The sight disappoints me.
Around me is a vast expanse of clouds – an almost alien landscape.
We could travel to anywhere on this planet with a slight dip of a wing but we have a destination.
We move relentlessly on, straight, fast, determined.

Beneath the clouds, on the plains, within the forests or upon the savannahs and steppes, we are a resilient species with an almost unrivaled ability for endurance and adaption. The human body, built for covering vast distances is incredible – it is incredibly well suited to any and all of the world’s climates and terrains with an adaptable temperature control and an adaptable diet. No other animal is so skilled and so adaptable. We are supreme in our natural environment.

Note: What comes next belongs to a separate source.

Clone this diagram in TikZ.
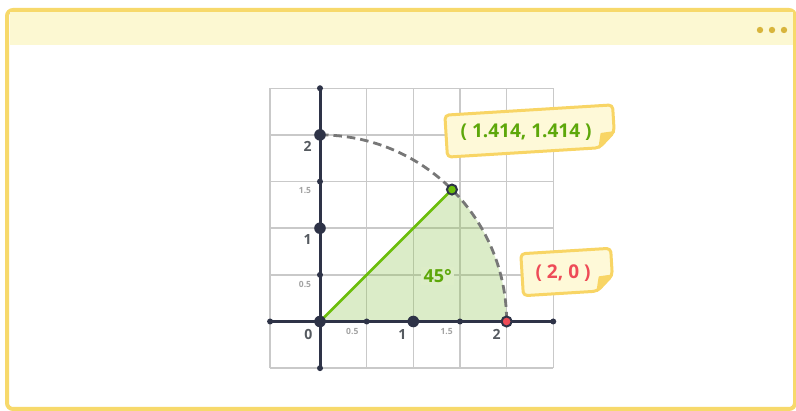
\documentclass[tikz,border=0pt]{standalone}
\usepackage{fontspec}
\setmainfont{Open Sans}
\definecolor{frameY}{HTML}{F7D96B}
\definecolor{barY}{HTML}{FCF8D2}
\definecolor{dotY}{HTML}{D8B53C}
\definecolor{gridG}{HTML}{C9C9C9}
\definecolor{axisD}{HTML}{2E3347}
\definecolor{arcG}{HTML}{777777}
\definecolor{lineG}{HTML}{6CBE0B}
\definecolor{textG}{HTML}{5DA70A}
\definecolor{redP}{HTML}{EE4B57}
\definecolor{noteF}{HTML}{FEF9D8}
\definecolor{noteB}{HTML}{F8D565}
\definecolor{labD}{HTML}{555A60}
\definecolor{labL}{HTML}{A3A3A3}
\definecolor{secG}{RGB}{139,195,74}
\definecolor{secBg}{RGB}{221,237,200}
\begin{document}
\begin{tikzpicture}[x=1pt,y=-1pt,
  intlab/.style={font=\fontsize{14}{15}\selectfont\bfseries, text=labD, inner sep=0pt},
  halflab/.style={font=\fontsize{8.5}{9}\selectfont\bfseries, text=labL, inner sep=0pt},
  notebox/.style={fill=noteF, draw=noteB, line width=3pt, rounded corners=4pt, line join=round},
  notefold/.style={fill=noteB, draw=noteB, line width=1.5pt, line join=round},
  notetext/.style={font=\fontsize{19}{21}\selectfont\bfseries, inner sep=0pt}]
\useasboundingbox (0,0) rectangle (796,411);
% window frame
\draw[frameY, line width=4pt, fill=white, rounded corners=6pt] (7,10) rectangle (795,409);
\fill[barY] (9.5,12) rectangle (793,45);
\foreach \i/\xx in {1/760,2/772,3/784}
  \fill[dotY] (\xx,30) circle (3.2pt);
% graph
\begin{scope}[shift={(320,321.5)}, x=93.3pt, y=93.3pt]
  \coordinate (O) at (0,0);
  \coordinate (P) at (1.4142,1.4142);
  \coordinate (A) at (2,0);
  \coordinate (B) at (0,2);
  % grid
  \foreach \g in {0.5,1,1.5,2,2.5}
    \draw[gridG, line width=1.4pt] (\g,-0.5) -- (\g,2.5);
  \draw[gridG, line width=1.4pt] (-0.535,-0.5) -- (-0.535,2.5);
  \foreach \g in {-0.5,0.5,1,1.5,2,2.5}
    \draw[gridG, line width=1.4pt] (-0.535,\g) -- (2.5,\g);
  % sector
  \fill[secG, opacity=0.3] (O) -- (A) arc (0:45:2) -- cycle;
  \draw[arcG, line width=2.8pt, dash pattern=on 8.5pt off 5pt] (B) arc (90:0:2);
  \draw[lineG, line width=2.5pt] (O) -- (P);
  % axes
  \draw[axisD, line width=3pt] (0,-0.5) -- (0,2.5);
  \draw[axisD, line width=3pt] (-0.535,0) -- (2.5,0);
  \foreach \p in {(0,-0.5),(0,2.5),(-0.535,0),(2.5,0),(0.5,0),(1.5,0),(0,0.5),(0,1.5)}
    \fill[axisD] \p circle (3pt);
  \foreach \p in {(0,0),(1,0),(0,1),(0,2)}
    \fill[axisD] \p circle (5.8pt);
  \filldraw[fill=redP, draw=axisD, line width=2pt] (A) circle (5pt);
  \filldraw[fill=lineG, draw=axisD, line width=2pt] (P) circle (5pt);
\end{scope}
% axis labels
\node[intlab] (ly2) at (307.7,146.3) {2};
\node[halflab] (ly15) at (305,191) {1.5};
\node[intlab] (ly1) at (307.5,240) {1};
\node[halflab] (ly05) at (305,284) {0.5};
\node[intlab] (l0) at (308.3,334.3) {0};
\node[halflab] (lx05) at (352.3,331.7) {0.5};
\node[intlab] (lx1) at (402.3,334.3) {1};
\node[halflab] (lx15) at (446.7,331.7) {1.5};
\node[intlab] (lx2) at (496.7,334.3) {2};
\node[font=\fontsize{18}{20}\selectfont\bfseries, text=textG, fill=secBg, inner sep=2.5pt] (ang) at (437.7,275.7) {45°};
% note 1
\begin{scope}[shift={(530,131)}, rotate=3.5]
  \draw[notebox] (-84,-21) -- (84,-21) -- (84,6) -- (68,21) -- (-84,21) -- cycle;
  \draw[notefold] (84,6) -- (68,21) -- (71,7) -- cycle;
  \node[notetext, text=textG] (n1) at (-4,1) {( 1.414, 1.414 )};
\end{scope}
% note 2
\begin{scope}[shift={(567,272)}, rotate=3.5]
  \draw[notebox] (-45,-21) -- (45,-21) -- (45,6) -- (29,21) -- (-45,21) -- cycle;
  \draw[notefold] (45,6) -- (29,21) -- (32,7) -- cycle;
  \node[notetext, text=redP] (n2) at (-4,1) {( 2, 0 )};
\end{scope}
\end{tikzpicture}
\end{document}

I realise, at thirty thousand feet, that we have now built an environment where we are fragile, vulnerable, soft, pathetic.

A few years ago, our plane dropped in an air pocket and continued dropping for almost five seconds – an eternity of white-knuckled, screaming hell – until we slammed into an air current that supported us and our fifty tonnes of metal. Since then, every time I fly – or indeed drive in a car, I feel a strong sense of how fleeting life can be. Whether in a plane flying on holiday, or driving to a training session. – Both absurdities that only humans could think of. Both potentially dangerous.

Ultimately, in our attempts to conquer the world, we will build an environment that will conquer us. We are now no longer resilient in our new mechanical, combustion, blast furnace sheet metal, concrete and tarmaced world. Our soft, little bodies are now insufficient – we need to regress to a more primitive, crustacean form if we wish to survive.

But then again, there will always be risk and people will always seek it, confront it, challenge it. For all the risks we smudged off the face of the Earth, an equal number we created. A universal equilibrium – a power play of the forces. Regardless, we can only make life decisions based on our interpretations of risk versus the survival or reward. We are always walking a tight rope, sometimes it’s on the ground and sometimes, high up.

I lean back, look at the vast expanse of clouds beneath me and the first stars appear above me. I think about my destination. – I continue flying straight ahead: relentlessly, fast and determined.

I have become supersticious. I wear with pride a t-shirt I earned at an international competition because if we reach terminal velocity and death wants to look us the in the face, I’ll be unfazed.

But it won’t happen.

The engines continue to roar and my heart continues to beat.